Toutes ces importantes avancées se sont faites dans le plein respect de nos valeurs car dans ce paquet budgétaire figure également un règlement sensible qui renforce la protection de l'État de droit en liant le versement de certains fonds européens au respect de valeurs fondamentales, sous le contrôle de la Commission européenne et de la Cour de justice.
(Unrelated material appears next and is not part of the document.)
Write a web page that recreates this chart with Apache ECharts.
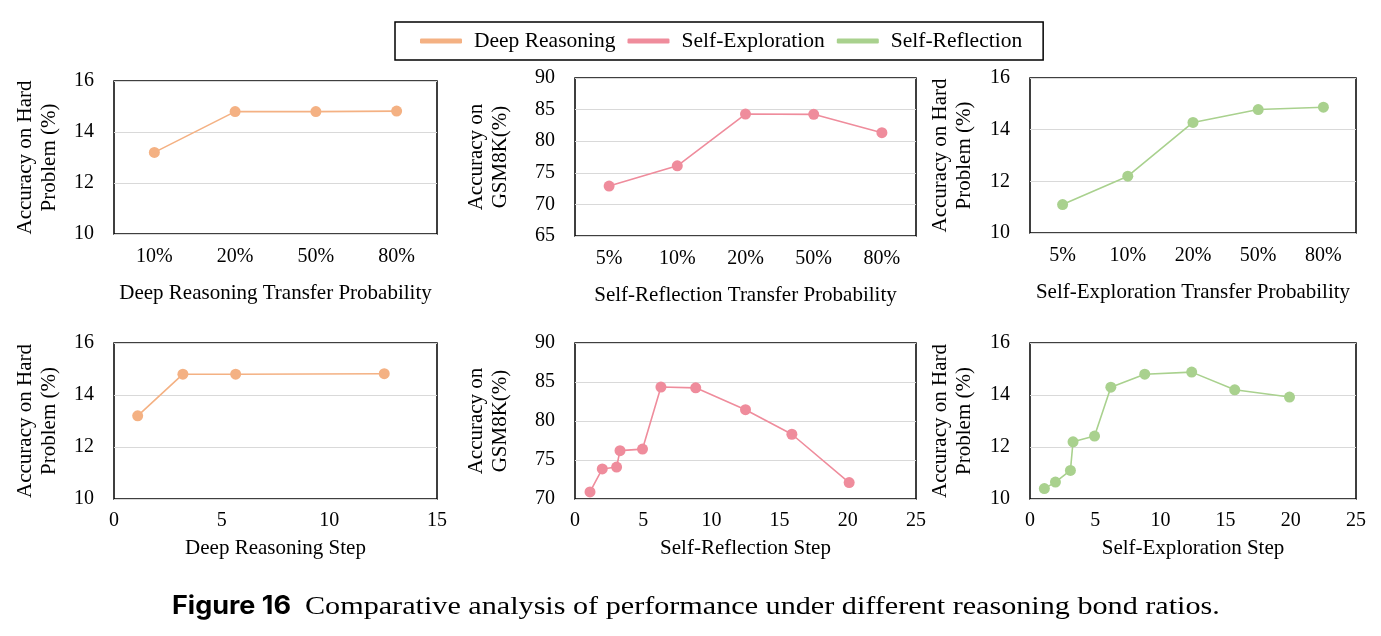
<!DOCTYPE html>
<html>
<head>
<meta charset="utf-8">
<script src="https://cdn.jsdelivr.net/npm/echarts@6/dist/echarts.min.js"></script>
<style>
html,body{margin:0;padding:0;background:#fff;}
#chart{width:1381px;height:636px;}
</style>
</head>
<body>
<div id="chart"></div>
<script>
// ---- data ----
const probCats4 = ['10%', '20%', '50%', '80%'];
const probCats5 = ['5%', '10%', '20%', '50%', '80%'];
const deepProbAcc = [13.2, 14.8, 14.8, 14.82];
const reflProbAcc = [72.9, 76.1, 84.3, 84.25, 81.35];
const explProbAcc = [11.1, 12.2, 14.28, 14.78, 14.87];
const deepStepX = [1.1, 3.2, 5.65, 12.55];
const deepStepAcc = [13.2, 14.8, 14.8, 14.82];
const reflStepX = [1.1, 2.0, 3.05, 3.3, 4.95, 6.3, 8.85, 12.5, 15.9, 20.1];
const reflStepAcc = [70.9, 73.85, 74.1, 76.2, 76.4, 84.35, 84.25, 81.45, 78.3, 72.1];
const explStepX = [1.1, 1.95, 3.1, 3.3, 4.95, 6.2, 8.8, 12.4, 15.7, 19.9];
const explStepAcc = [10.4, 10.65, 11.1, 12.2, 12.42, 14.3, 14.8, 14.88, 14.2, 13.92];
const legendNames = ['Deep Reasoning', 'Self-Exploration', 'Self-Reflection'];
const captionLabel = 'Figure 16';
const captionText = 'Comparative analysis of performance under different reasoning bond ratios.';

const COLORS = { orange: '#F4B183', pink: '#EF8C9C', green: '#A9D18E' };
const FONT = 'Liberation Serif';

const grids = [
  { left: 114, top: 81, width: 323, height: 153 },
  { left: 575, top: 78, width: 341, height: 158 },
  { left: 1030, top: 78, width: 326, height: 155 },
  { left: 114, top: 343, width: 323, height: 156 },
  { left: 575, top: 343, width: 341, height: 156 },
  { left: 1030, top: 343, width: 326, height: 156 }
].map(g => Object.assign({ show: true, borderColor: '#000', borderWidth: 1.5, backgroundColor: 'transparent' }, g));

function zip(xs, ys) { return xs.map((x, i) => [x, ys[i]]); }

const axisLabel = { color: '#000', fontSize: 20, fontFamily: FONT };
const nameStyle = { color: '#000', fontSize: 21, fontFamily: FONT, lineHeight: 24 };

function catX(idx, cats, name) {
  return { type: 'category', gridIndex: idx, data: cats, boundaryGap: true,
    axisLine: { show: false }, axisTick: { show: false },
    axisLabel: Object.assign({ margin: 13 }, axisLabel),
    name: name, nameLocation: 'middle', nameGap: 47, nameTextStyle: nameStyle };
}
function valX(idx, max, name) {
  return { type: 'value', gridIndex: idx, min: 0, max: max, interval: 5,
    axisLine: { show: false }, axisTick: { show: false }, splitLine: { show: false },
    axisLabel: Object.assign({ margin: 12 }, axisLabel),
    name: name, nameLocation: 'middle', nameGap: 37, nameTextStyle: nameStyle };
}
function valY(idx, min, max, interval, name, gap) {
  return { type: 'value', gridIndex: idx, min: min, max: max, interval: interval,
    axisLine: { show: false }, axisTick: { show: false },
    splitLine: { show: true, lineStyle: { color: '#d9d9d9', width: 1 } },
    axisLabel: Object.assign({ margin: 20 }, axisLabel),
    name: name, nameLocation: 'middle', nameRotate: 90, nameGap: gap, nameTextStyle: nameStyle };
}
function line(idx, name, color, data) {
  return { type: 'line', name: name, xAxisIndex: idx, yAxisIndex: idx, data: data,
    symbol: 'circle', symbolSize: 11, itemStyle: { color: color },
    lineStyle: { color: color, width: 1.6 }, animation: false };
}

const hardName = 'Accuracy on Hard\nProblem (%)';
const gsmName = 'Accuracy on\nGSM8K(%)';

const option = {
  backgroundColor: '#fff',
  animation: false,
  grid: grids,
  legend: {
    data: legendNames, left: 395, top: 22,
    padding: [8, 21, 8, 25], itemGap: 12, itemWidth: 42, itemHeight: 5,
    icon: 'roundRect', borderColor: '#000', borderWidth: 1.5,
    textStyle: { color: '#000', fontSize: 21.5, fontFamily: FONT, padding: [0, 0, 0, 7] }
  },
  xAxis: [
    catX(0, probCats4, 'Deep Reasoning Transfer Probability'),
    catX(1, probCats5, 'Self-Reflection Transfer Probability'),
    catX(2, probCats5, 'Self-Exploration Transfer Probability'),
    valX(3, 15, 'Deep Reasoning Step'),
    valX(4, 25, 'Self-Reflection Step'),
    valX(5, 25, 'Self-Exploration Step')
  ],
  yAxis: [
    valY(0, 10, 16, 2, hardName, 53),
    valY(1, 65, 90, 5, gsmName, 63),
    valY(2, 10, 16, 2, hardName, 54),
    valY(3, 10, 16, 2, hardName, 53),
    valY(4, 70, 90, 5, gsmName, 63),
    valY(5, 10, 16, 2, hardName, 54)
  ],
  series: [
    line(0, legendNames[0], COLORS.orange, deepProbAcc),
    line(1, legendNames[1], COLORS.pink, reflProbAcc),
    line(2, legendNames[2], COLORS.green, explProbAcc),
    line(3, legendNames[0], COLORS.orange, zip(deepStepX, deepStepAcc)),
    line(4, legendNames[1], COLORS.pink, zip(reflStepX, reflStepAcc)),
    line(5, legendNames[2], COLORS.green, zip(explStepX, explStepAcc))
  ],
  graphic: [
    { type: 'text', left: 172, top: 594, scaleX: 1.08,
      style: { text: captionLabel, fill: '#000', fontSize: 25, fontWeight: 'bold', fontFamily: 'Inter' } },
    { type: 'text', left: 305, top: 594, scaleX: 1.16,
      style: { text: captionText, fill: '#000', fontSize: 26, fontFamily: FONT } }
  ]
};

const chart = echarts.init(document.getElementById('chart'), null, { renderer: 'canvas' });
chart.setOption(option);
</script>
</body>
</html>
Le débat qui a eu lieu avec la Pologne et la Hongrie, qui y étaient opposées, s'est réglé par un accord politique intervenu lors du Conseil européen des 10 et 11 décembre.

S'agissant enfin du calendrier de nos partenaires européens, trois États membres ont finalisé la ratification de la décision ressources propres : Chypre, la Croatie et l'Italie, cette dernière l'ayant intégrée en fin d'année dans sa loi de finances.

Si le Parlement y donne suite, la France pourrait, après le vote de l'Assemblée nationale et le débat prévu au Sénat au tout début du mois de février, figurer dans les cinq ou six premiers pays à ratifier cette même décision, donc à assurer le financement du plan de relance.

Selon les éléments provisoires dont nous disposons concernant les calendriers parlementaires de nos partenaires, l'ensemble des États membres devraient avoir procédé à sa ratification d'ici le début du mois de mai.

Si l'on aimerait qu'elle intervienne plus rapidement encore, rappelons que, lors de l'exercice précédent, plus de deux ans avaient été nécessaires pour ratifier la décision de 2014 que j'ai évoquée.

L'urgence et la priorité donnée à cette ambition et au plan de relance européen ont donc un sens et sont importantes et remarquables. Je veux d'ailleurs saluer l'engagement de votre assemblée en particulier pour pousser à cette accélération : il s'est manifesté au cours des dernières semaines dans le soutien à l'action du Gouvernement, il se traduira désormais, je l'espère, dans les débats que nous entamons aujourd'hui.